For that email — a few quotes, a line break or two — the marks were light. You'd strip them off and never know they were there.
That's not the worst part.
I wanted to see what happens with something harder. I took a single function — a few dozen lines of code — and embedded it in the same packaging. I counted the marks the packaging added.
A hundred and seventeen.
Every quote in the code needed a slash. Every line break needed a code. Every slash in the code needed another slash. The function was still there — buried under a hundred and seventeen characters it never asked for.
I embedded the same function in a different kind of packaging. I counted again. Zero.
But that's not what most AI systems use. Most AI systems use the first kind. And in that packaging, no one can look at the content mid-journey. The moment it enters, it's sealed. Somewhere between your screen and the AI, there's a room full of slashes, and no one's allowed in. You send it and trust that when the wrapping comes off on the other side, your content is still intact underneath.
The deeper in you go — the more complex the content — the more wrapping, the more wasted effort, and the more chances that something breaks in transit. Engineers have a name for this. They call it escape hell.
The packaging system is called JSON. And this isn't a flaw anyone missed. Every engineer who builds AI systems knows about escape hell. Has known since day one.
You'd think someone would have fixed it by now.
JSON was built decades ago for simple, short data. It was never designed to carry conversations between people and machines. We gave the hardest job in computing to a format that can't carry a quote mark without flinching. Escape hell isn't a bug. It's the architecture.

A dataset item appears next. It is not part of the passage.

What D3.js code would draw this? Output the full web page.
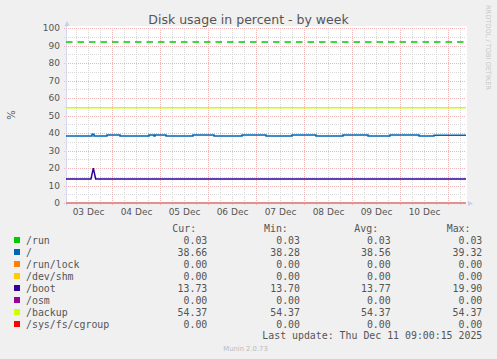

And we just accepted it. The wasted intelligence. The sealed content no one can inspect in transit. The hundred and seventeen characters on a single function. We accepted all of it as the price of using what we had.
We didn't fix the limitation. We learned to live with it.
But here's the thing. It didn't have to be this way. Escaping isn't a law of physics. It's a design choice. A format that uses the same characters as the content it carries will always need escaping. A format that doesn't — won't.